Online food retailer Ocado, has decided to rebuild an automated warehouse in Andover, Hampshire, after a fire destroyed the previous distribution centre which processed 30,000 orders or 10% of Ocado’s capacity each week. Up to 400 jobs are at risk because the construction project will take at least two years.

On the trains, the National Audit Office (NAO) has said the new east-west London railway Crossrail, was driven over its budget and beyond its schedule after management clung to an unrealistic opening date. The overall budget for Crossrail has risen from £14.8bn in 2010 to £17.6bn. Changes to designs and contractors’ delivery schedules cost around £2.5bn between 2013 and 2018, according to the NAO’s analysis.

The reintroduction of refurbished 1980s Class 442 trains – nicknamed ‘plastic pigs’ by commuters – has been delayed by the South Western Railway (SWR) over safety concerns. Planned new services between Southampton Airport and Poole and Waterloo have been postponed. The mothballed trains were being refurbished at Eastleigh in Hampshire but only six of the 18 trains were ready – the rest may take a further year to complete. The £45m refitting project was intended to get extra seats into service more quickly than would have been possible with new trains.

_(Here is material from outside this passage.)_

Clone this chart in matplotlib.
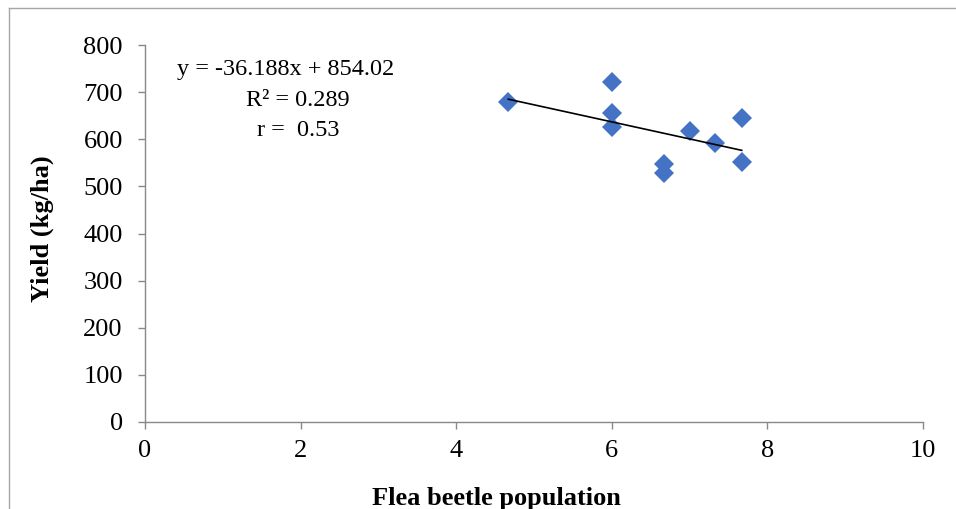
import matplotlib.pyplot as plt
from matplotlib.lines import Line2D

# data
beetles = [4.67, 6.0, 6.0, 6.0, 6.67, 6.67, 7.0, 7.33, 7.67, 7.67]
yields = [680, 722, 655, 625, 547, 529, 618, 593, 645, 551]
slope = -36.188
intercept = 854.02
fitLines = ["y = -36.188x + 854.02", "R² = 0.289", "r =  0.53"]
xTicks = [0, 2, 4, 6, 8, 10]
yTicks = [0, 100, 200, 300, 400, 500, 600, 700, 800]

plt.rcParams['font.family'] = ['Liberation Serif', 'DejaVu Serif']

W, H = 956, 509
fig = plt.figure(figsize=(W/100, H/100), dpi=100)
ax = fig.add_axes([145/W, 1 - 422/H, 778/W, 377/H])

ax.plot(beetles, yields, 'D', color='#4472C4', markersize=10.5, markeredgewidth=0)

#trend line across the range of the data
x0 = min(beetles)
x1 = max(beetles)
ax.plot([x0, x1], [slope*x0 + intercept, slope*x1 + intercept], color='black', linewidth=1.2)

#equation box, one text per line (pixel centres from the top left)
centres = [(286, 70), (298, 100), (298, 131)]
for line, (cx, cy) in zip(fitLines, centres):
    fig.text(cx/W, 1 - cy/H, line, fontsize=17.5, ha='center', va='center')

ax.set_xlim(0, 10)
ax.set_ylim(0, 800)
ax.set_xticks(xTicks)
ax.set_yticks(yTicks)
ax.tick_params(labelsize=19, direction='out', length=5, color='#898989', width=1)
ax.tick_params(axis='x', pad=8)
ax.tick_params(axis='y', pad=11)
for side in ['top', 'right']:
    ax.spines[side].set_visible(False)
for side in ['left', 'bottom']:
    ax.spines[side].set_color('#898989')
    ax.spines[side].set_linewidth(1)

fig.text(496/W, 4/H, "Flea beetle population", fontsize=19, fontweight='bold',
         ha='center', va='baseline')
fig.text(42/W, 1 - 229/H, "Yield (kg/ha)", fontsize=19, fontweight='bold',
         ha='center', va='center', rotation=90)

#outer frame of the chart area (top and left edges only are visible)
fig.add_artist(Line2D([9/W, 1], [1 - 8/H, 1 - 8/H], color='#A6A6A6', linewidth=1))
fig.add_artist(Line2D([9/W, 9/W], [0, 1 - 8/H], color='#A6A6A6', linewidth=1))

fig.savefig("out.png", dpi=100)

On development, plans have been submitted to New Forest District Council to build a new town on the site of the former oil fired Fawley Power Station which closed in 2013. The £1bn Fawley Waterside project would incorporate 1,500 homes and create 2,000 jobs. The station’s landmark 198m chimney would be demolished in 2020 then replaced with a 100m tower which would act as a navigational aid for sailors. Building work would begin in 2021 and the first homes would be available by 2023. Plans to build 600 homes and an IKEA superstore in Lancing, West Sussex, have not been called in by the government. The £150m New Monks Farm development will create hundreds of homes, a new roundabout on the A27, a country park, land for a school and a community hub.

Also in West Sussex, construction work is underway on the WOW – Worthing Observation Wheel. The 46m wheel will be sited next to the beach in Montague Place. Worthing Borough Council has awarded a three-year lease to deKoning Leisure Ltd, which will operate the wheel between April and October every year, when it will be dismantled for the winter. Similar attractions around the UK have required significant investment to enhance economic development but the cost to Worthing Borough Council is minimal as the land is leased to the wheel operator and owner.

An innovative, potential intervention by Eastbourne Borough Council this month. The Council is considering opening a microbrewery to supply its own bars across Eastbourne and promote tourism. Whether a council can brew beer as competitively as local brewers such as Harveys, however, remains to be seen.